TO DO: Nothing in the data should change when you return it, but leave the pictures out.

** Start of DATA SECTION **

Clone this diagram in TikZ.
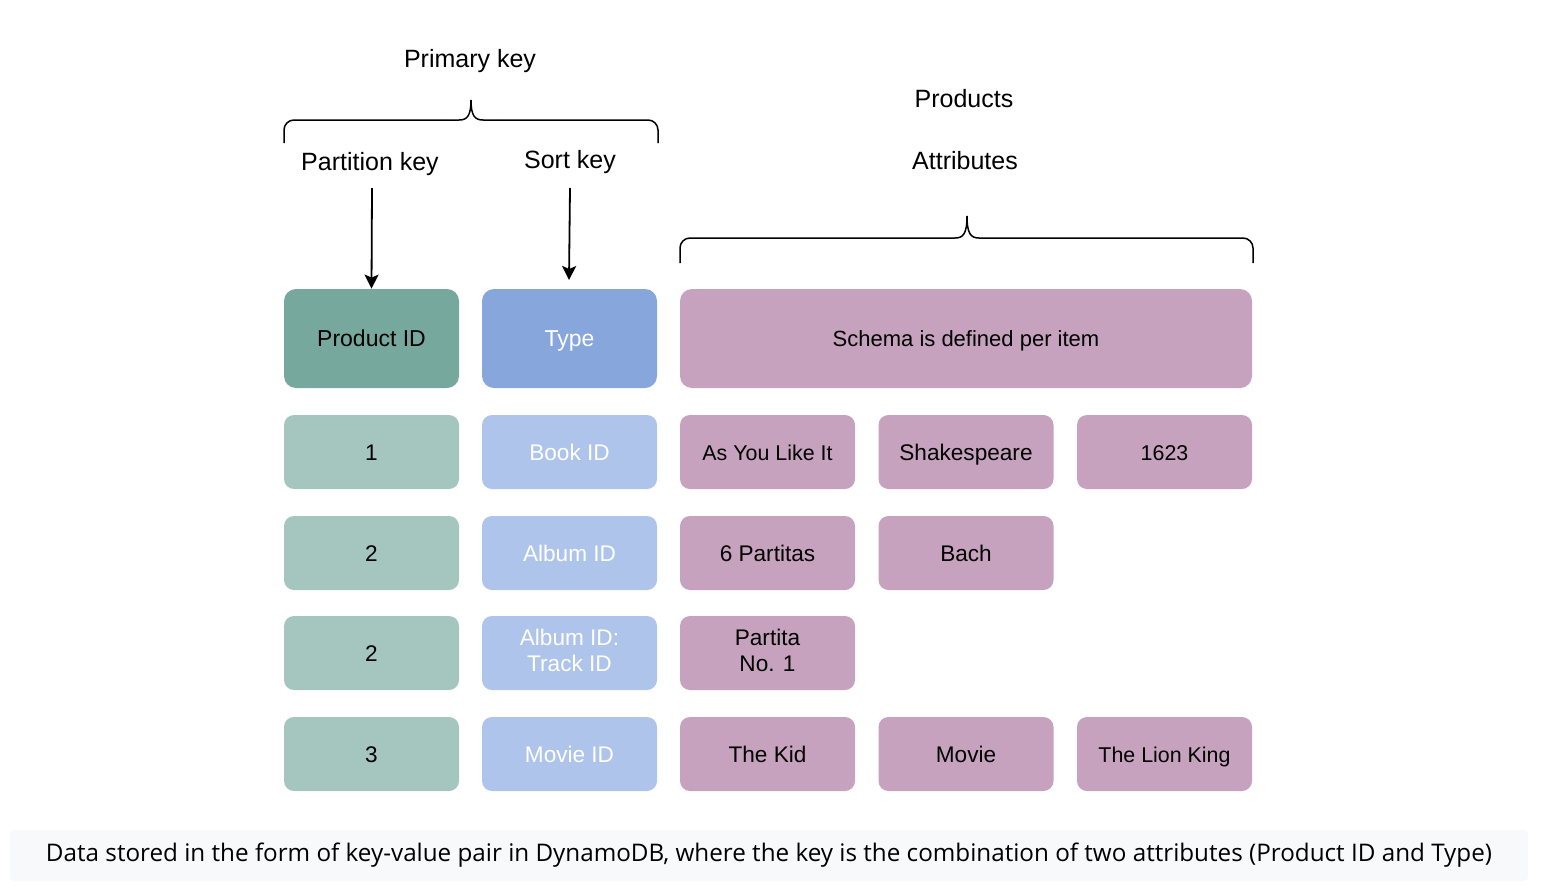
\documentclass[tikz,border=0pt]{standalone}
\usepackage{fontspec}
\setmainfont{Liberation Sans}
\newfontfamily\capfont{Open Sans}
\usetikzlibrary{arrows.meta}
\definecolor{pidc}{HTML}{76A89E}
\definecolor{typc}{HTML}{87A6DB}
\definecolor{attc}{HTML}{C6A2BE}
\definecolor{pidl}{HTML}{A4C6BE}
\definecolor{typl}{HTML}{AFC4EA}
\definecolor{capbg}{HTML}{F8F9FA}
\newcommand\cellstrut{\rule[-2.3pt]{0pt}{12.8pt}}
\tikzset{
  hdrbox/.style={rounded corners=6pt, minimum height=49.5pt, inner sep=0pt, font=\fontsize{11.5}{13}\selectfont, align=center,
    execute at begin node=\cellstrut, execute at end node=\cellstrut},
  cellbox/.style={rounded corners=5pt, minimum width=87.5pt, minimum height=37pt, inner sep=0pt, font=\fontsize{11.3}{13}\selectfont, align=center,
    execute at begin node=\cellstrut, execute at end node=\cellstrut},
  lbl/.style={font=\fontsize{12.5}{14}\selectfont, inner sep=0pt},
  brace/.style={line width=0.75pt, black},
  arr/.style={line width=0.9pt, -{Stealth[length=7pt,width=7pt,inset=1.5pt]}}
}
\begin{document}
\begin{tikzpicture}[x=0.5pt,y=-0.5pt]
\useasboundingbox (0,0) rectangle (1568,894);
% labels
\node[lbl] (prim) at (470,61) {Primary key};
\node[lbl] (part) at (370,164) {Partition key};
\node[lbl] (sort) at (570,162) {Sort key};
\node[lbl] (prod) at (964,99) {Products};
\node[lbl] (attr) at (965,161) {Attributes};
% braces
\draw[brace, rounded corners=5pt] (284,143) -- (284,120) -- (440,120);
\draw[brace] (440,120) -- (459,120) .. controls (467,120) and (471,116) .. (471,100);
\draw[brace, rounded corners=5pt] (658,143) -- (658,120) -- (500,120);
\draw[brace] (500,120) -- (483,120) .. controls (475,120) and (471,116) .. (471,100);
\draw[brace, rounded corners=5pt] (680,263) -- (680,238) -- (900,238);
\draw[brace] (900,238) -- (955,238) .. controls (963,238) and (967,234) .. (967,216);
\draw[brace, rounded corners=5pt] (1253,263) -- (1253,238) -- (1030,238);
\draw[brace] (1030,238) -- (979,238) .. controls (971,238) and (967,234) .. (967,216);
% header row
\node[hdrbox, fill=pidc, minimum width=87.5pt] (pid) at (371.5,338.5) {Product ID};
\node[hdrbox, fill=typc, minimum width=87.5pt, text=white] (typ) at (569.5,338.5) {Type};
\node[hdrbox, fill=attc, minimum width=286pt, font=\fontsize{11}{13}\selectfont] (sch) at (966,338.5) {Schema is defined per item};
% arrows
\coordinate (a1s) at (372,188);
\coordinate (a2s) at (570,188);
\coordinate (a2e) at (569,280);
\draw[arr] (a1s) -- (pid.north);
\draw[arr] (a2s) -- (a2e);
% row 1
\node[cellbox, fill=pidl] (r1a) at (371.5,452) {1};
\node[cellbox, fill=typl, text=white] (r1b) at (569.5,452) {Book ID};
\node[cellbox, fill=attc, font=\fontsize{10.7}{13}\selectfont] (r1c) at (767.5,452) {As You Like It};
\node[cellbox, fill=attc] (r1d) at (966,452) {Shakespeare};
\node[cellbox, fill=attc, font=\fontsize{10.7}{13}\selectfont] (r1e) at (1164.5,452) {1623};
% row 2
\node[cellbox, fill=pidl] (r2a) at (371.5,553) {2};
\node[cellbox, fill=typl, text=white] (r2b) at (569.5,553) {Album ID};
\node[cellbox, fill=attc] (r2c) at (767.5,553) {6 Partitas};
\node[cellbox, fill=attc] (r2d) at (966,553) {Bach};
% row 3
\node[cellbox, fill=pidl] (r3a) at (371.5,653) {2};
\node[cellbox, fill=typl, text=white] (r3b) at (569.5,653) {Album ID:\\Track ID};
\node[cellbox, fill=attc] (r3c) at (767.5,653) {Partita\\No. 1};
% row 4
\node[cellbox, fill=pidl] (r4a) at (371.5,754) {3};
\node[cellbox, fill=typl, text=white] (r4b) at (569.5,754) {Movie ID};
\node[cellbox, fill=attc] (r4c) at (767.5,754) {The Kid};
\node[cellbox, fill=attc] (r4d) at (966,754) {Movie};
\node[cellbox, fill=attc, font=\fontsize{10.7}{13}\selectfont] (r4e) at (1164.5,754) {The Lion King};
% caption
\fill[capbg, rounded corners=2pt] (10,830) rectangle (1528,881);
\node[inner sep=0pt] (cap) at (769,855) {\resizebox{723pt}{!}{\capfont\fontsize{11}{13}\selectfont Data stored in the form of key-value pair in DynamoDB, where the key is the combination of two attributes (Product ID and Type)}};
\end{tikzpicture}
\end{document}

** End of DATA SECTION **

EXERCISE SOLUTION:
Clone this diagram in TikZ.
\documentclass[tikz,border=0pt]{standalone}
\usepackage{fontspec}
\setmainfont{Liberation Sans}
\newfontfamily\capfont{Open Sans}
\usetikzlibrary{arrows.meta}
\definecolor{pidc}{HTML}{76A89E}
\definecolor{typc}{HTML}{87A6DB}
\definecolor{attc}{HTML}{C6A2BE}
\definecolor{pidl}{HTML}{A4C6BE}
\definecolor{typl}{HTML}{AFC4EA}
\definecolor{capbg}{HTML}{F8F9FA}
\newcommand\cellstrut{\rule[-2.3pt]{0pt}{12.8pt}}
\tikzset{
  hdrbox/.style={rounded corners=6pt, minimum height=49.5pt, inner sep=0pt, font=\fontsize{11.5}{13}\selectfont, align=center,
    execute at begin node=\cellstrut, execute at end node=\cellstrut},
  cellbox/.style={rounded corners=5pt, minimum width=87.5pt, minimum height=37pt, inner sep=0pt, font=\fontsize{11.3}{13}\selectfont, align=center,
    execute at begin node=\cellstrut, execute at end node=\cellstrut},
  lbl/.style={font=\fontsize{12.5}{14}\selectfont, inner sep=0pt},
  brace/.style={line width=0.75pt, black},
  arr/.style={line width=0.9pt, -{Stealth[length=7pt,width=7pt,inset=1.5pt]}}
}
\begin{document}
\begin{tikzpicture}[x=0.5pt,y=-0.5pt]
\useasboundingbox (0,0) rectangle (1568,894);
% labels
\node[lbl] (prim) at (470,61) {Primary key};
\node[lbl] (part) at (370,164) {Partition key};
\node[lbl] (sort) at (570,162) {Sort key};
\node[lbl] (prod) at (964,99) {Products};
\node[lbl] (attr) at (965,161) {Attributes};
% braces
\draw[brace, rounded corners=5pt] (284,143) -- (284,120) -- (440,120);
\draw[brace] (440,120) -- (459,120) .. controls (467,120) and (471,116) .. (471,100);
\draw[brace, rounded corners=5pt] (658,143) -- (658,120) -- (500,120);
\draw[brace] (500,120) -- (483,120) .. controls (475,120) and (471,116) .. (471,100);
\draw[brace, rounded corners=5pt] (680,263) -- (680,238) -- (900,238);
\draw[brace] (900,238) -- (955,238) .. controls (963,238) and (967,234) .. (967,216);
\draw[brace, rounded corners=5pt] (1253,263) -- (1253,238) -- (1030,238);
\draw[brace] (1030,238) -- (979,238) .. controls (971,238) and (967,234) .. (967,216);
% header row
\node[hdrbox, fill=pidc, minimum width=87.5pt] (pid) at (371.5,338.5) {Product ID};
\node[hdrbox, fill=typc, minimum width=87.5pt, text=white] (typ) at (569.5,338.5) {Type};
\node[hdrbox, fill=attc, minimum width=286pt, font=\fontsize{11}{13}\selectfont] (sch) at (966,338.5) {Schema is defined per item};
% arrows
\coordinate (a1s) at (372,188);
\coordinate (a2s) at (570,188);
\coordinate (a2e) at (569,280);
\draw[arr] (a1s) -- (pid.north);
\draw[arr] (a2s) -- (a2e);
% row 1
\node[cellbox, fill=pidl] (r1a) at (371.5,452) {1};
\node[cellbox, fill=typl, text=white] (r1b) at (569.5,452) {Book ID};
\node[cellbox, fill=attc, font=\fontsize{10.7}{13}\selectfont] (r1c) at (767.5,452) {As You Like It};
\node[cellbox, fill=attc] (r1d) at (966,452) {Shakespeare};
\node[cellbox, fill=attc, font=\fontsize{10.7}{13}\selectfont] (r1e) at (1164.5,452) {1623};
% row 2
\node[cellbox, fill=pidl] (r2a) at (371.5,553) {2};
\node[cellbox, fill=typl, text=white] (r2b) at (569.5,553) {Album ID};
\node[cellbox, fill=attc] (r2c) at (767.5,553) {6 Partitas};
\node[cellbox, fill=attc] (r2d) at (966,553) {Bach};
% row 3
\node[cellbox, fill=pidl] (r3a) at (371.5,653) {2};
\node[cellbox, fill=typl, text=white] (r3b) at (569.5,653) {Album ID:\\Track ID};
\node[cellbox, fill=attc] (r3c) at (767.5,653) {Partita\\No. 1};
% row 4
\node[cellbox, fill=pidl] (r4a) at (371.5,754) {3};
\node[cellbox, fill=typl, text=white] (r4b) at (569.5,754) {Movie ID};
\node[cellbox, fill=attc] (r4c) at (767.5,754) {The Kid};
\node[cellbox, fill=attc] (r4d) at (966,754) {Movie};
\node[cellbox, fill=attc, font=\fontsize{10.7}{13}\selectfont] (r4e) at (1164.5,754) {The Lion King};
% caption
\fill[capbg, rounded corners=2pt] (10,830) rectangle (1528,881);
\node[inner sep=0pt] (cap) at (769,855) {\resizebox{723pt}{!}{\capfont\fontsize{11}{13}\selectfont Data stored in the form of key-value pair in DynamoDB, where the key is the combination of two attributes (Product ID and Type)}};
\end{tikzpicture}
\end{document}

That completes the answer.